§ **Provided data**:

*-*-*

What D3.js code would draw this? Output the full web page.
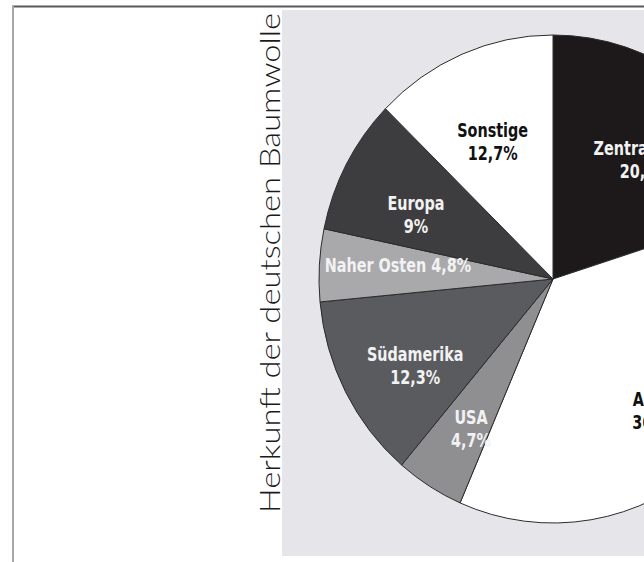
<!DOCTYPE html>
<html>
<head>
<meta charset="utf-8">
<title>Herkunft der deutschen Baumwolle</title>
<style>
  body { margin: 0; background: #fff; }
  .label { font-family: "DejaVu Sans", sans-serif; font-weight: bold; }
</style>
</head>
<body>
<script src="https://d3js.org/d3.v7.min.js"></script>
<script>

// data (clockwise from 12 o'clock)
var regions = ["Zentralasien", "Afrika", "USA", "Südamerika", "Naher Osten", "Europa", "Sonstige"];
var shares = [20.1, 36.4, 4.7, 12.3, 4.8, 9, 12.7];
var fills = ["#1d191a", "#ffffff", "#8f8f92", "#5a5b5e", "#a9a9ac", "#3d3d40", "#ffffff"];
var textColors = ["#f2f2f2", "#111", "#f2f2f2", "#f2f2f2", "#f2f2f2", "#f2f2f2", "#111"];
var singleLine = ["Naher Osten"];

var width = 644, height = 562;
var cx = 553, cy = 279, ry = 244, rx = 234;
var kx = rx / ry;

var svg = d3.select("body").append("svg")
    .attr("width", width)
    .attr("height", height);

// outer frame lines
svg.append("line").attr("x1", 12).attr("x2", width).attr("y1", 6.5).attr("y2", 6.5)
    .attr("stroke", "#5a5a5a").attr("stroke-width", 2);
svg.append("line").attr("x1", 13).attr("x2", 13).attr("y1", 6).attr("y2", height)
    .attr("stroke", "#a8a8a8").attr("stroke-width", 2);

// grey panel behind the pie
svg.append("rect")
    .attr("x", 282).attr("y", 10)
    .attr("width", width - 282).attr("height", 546)
    .attr("fill", "#e6e6ea");

// title, rotated
svg.append("text")
    .attr("transform", "translate(280,263) rotate(-90)")
    .attr("text-anchor", "middle")
    .attr("font-family", "Lato, 'Open Sans', sans-serif")
    .attr("font-weight", 300)
    .attr("font-size", 27)
    .attr("textLength", 500)
    .attr("lengthAdjust", "spacingAndGlyphs")
    .attr("fill", "#1a1a1a")
    .text("Herkunft der deutschen Baumwolle");

var data = regions.map(function(d, i) { return {name: d, value: shares[i], i: i}; });

var pie = d3.pie()
    .sort(null)
    .value(function(d) { return d.value; });

var arc = d3.arc()
    .innerRadius(0)
    .outerRadius(ry);

var labelArc = d3.arc()
    .innerRadius(162)
    .outerRadius(162);

var arcs = pie(data);

var slices = svg.append("g")
    .attr("transform", "translate(" + cx + "," + cy + ") scale(" + kx + ",1)");

slices.selectAll("path")
    .data(arcs)
    .enter().append("path")
    .attr("d", arc)
    .attr("fill", function(d) { return fills[d.data.i]; })
    .attr("stroke", "#2b2b2b")
    .attr("stroke-width", 1)
    .attr("vector-effect", "non-scaling-stroke");

var fmt = function(v) { return String(v).replace(".", ",") + "%"; };

// condensed bold labels: squeeze the glyphs horizontally
var labels = svg.append("g")
    .attr("transform", "translate(" + cx + "," + cy + ")")
    .selectAll("text")
    .data(arcs)
    .enter().append("text")
    .attr("class", "label")
    .attr("text-anchor", "middle")
    .attr("font-size", 20)
    .attr("fill", function(d) { return textColors[d.data.i]; })
    .attr("transform", function(d) {
      var c = labelArc.centroid(d);
      return "translate(" + (c[0] * kx) + "," + c[1] + ") scale(0.72,1)";
    });

labels.each(function(d) {
  var t = d3.select(this);
  if (singleLine.indexOf(d.data.name) >= 0) {
    t.append("tspan").attr("x", 0).attr("dy", "0.1em")
      .text(d.data.name + " " + fmt(d.data.value));
  } else {
    t.append("tspan").attr("x", 0).attr("dy", "0.35em").text(d.data.name);
    t.append("tspan").attr("x", 0).attr("dy", "1.15em").text(fmt(d.data.value));
  }
});

</script>
</body>
</html>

*-*-*

Copy the material exactly. Do not include the pictures.

§ **The output**:
What D3.js code would draw this? Output the full web page.
<!DOCTYPE html>
<html>
<head>
<meta charset="utf-8">
<title>Herkunft der deutschen Baumwolle</title>
<style>
  body { margin: 0; background: #fff; }
  .label { font-family: "DejaVu Sans", sans-serif; font-weight: bold; }
</style>
</head>
<body>
<script src="https://d3js.org/d3.v7.min.js"></script>
<script>

// data (clockwise from 12 o'clock)
var regions = ["Zentralasien", "Afrika", "USA", "Südamerika", "Naher Osten", "Europa", "Sonstige"];
var shares = [20.1, 36.4, 4.7, 12.3, 4.8, 9, 12.7];
var fills = ["#1d191a", "#ffffff", "#8f8f92", "#5a5b5e", "#a9a9ac", "#3d3d40", "#ffffff"];
var textColors = ["#f2f2f2", "#111", "#f2f2f2", "#f2f2f2", "#f2f2f2", "#f2f2f2", "#111"];
var singleLine = ["Naher Osten"];

var width = 644, height = 562;
var cx = 553, cy = 279, ry = 244, rx = 234;
var kx = rx / ry;

var svg = d3.select("body").append("svg")
    .attr("width", width)
    .attr("height", height);

// outer frame lines
svg.append("line").attr("x1", 12).attr("x2", width).attr("y1", 6.5).attr("y2", 6.5)
    .attr("stroke", "#5a5a5a").attr("stroke-width", 2);
svg.append("line").attr("x1", 13).attr("x2", 13).attr("y1", 6).attr("y2", height)
    .attr("stroke", "#a8a8a8").attr("stroke-width", 2);

// grey panel behind the pie
svg.append("rect")
    .attr("x", 282).attr("y", 10)
    .attr("width", width - 282).attr("height", 546)
    .attr("fill", "#e6e6ea");

// title, rotated
svg.append("text")
    .attr("transform", "translate(280,263) rotate(-90)")
    .attr("text-anchor", "middle")
    .attr("font-family", "Lato, 'Open Sans', sans-serif")
    .attr("font-weight", 300)
    .attr("font-size", 27)
    .attr("textLength", 500)
    .attr("lengthAdjust", "spacingAndGlyphs")
    .attr("fill", "#1a1a1a")
    .text("Herkunft der deutschen Baumwolle");

var data = regions.map(function(d, i) { return {name: d, value: shares[i], i: i}; });

var pie = d3.pie()
    .sort(null)
    .value(function(d) { return d.value; });

var arc = d3.arc()
    .innerRadius(0)
    .outerRadius(ry);

var labelArc = d3.arc()
    .innerRadius(162)
    .outerRadius(162);

var arcs = pie(data);

var slices = svg.append("g")
    .attr("transform", "translate(" + cx + "," + cy + ") scale(" + kx + ",1)");

slices.selectAll("path")
    .data(arcs)
    .enter().append("path")
    .attr("d", arc)
    .attr("fill", function(d) { return fills[d.data.i]; })
    .attr("stroke", "#2b2b2b")
    .attr("stroke-width", 1)
    .attr("vector-effect", "non-scaling-stroke");

var fmt = function(v) { return String(v).replace(".", ",") + "%"; };

// condensed bold labels: squeeze the glyphs horizontally
var labels = svg.append("g")
    .attr("transform", "translate(" + cx + "," + cy + ")")
    .selectAll("text")
    .data(arcs)
    .enter().append("text")
    .attr("class", "label")
    .attr("text-anchor", "middle")
    .attr("font-size", 20)
    .attr("fill", function(d) { return textColors[d.data.i]; })
    .attr("transform", function(d) {
      var c = labelArc.centroid(d);
      return "translate(" + (c[0] * kx) + "," + c[1] + ") scale(0.72,1)";
    });

labels.each(function(d) {
  var t = d3.select(this);
  if (singleLine.indexOf(d.data.name) >= 0) {
    t.append("tspan").attr("x", 0).attr("dy", "0.1em")
      .text(d.data.name + " " + fmt(d.data.value));
  } else {
    t.append("tspan").attr("x", 0).attr("dy", "0.35em").text(d.data.name);
    t.append("tspan").attr("x", 0).attr("dy", "1.15em").text(fmt(d.data.value));
  }
});

</script>
</body>
</html>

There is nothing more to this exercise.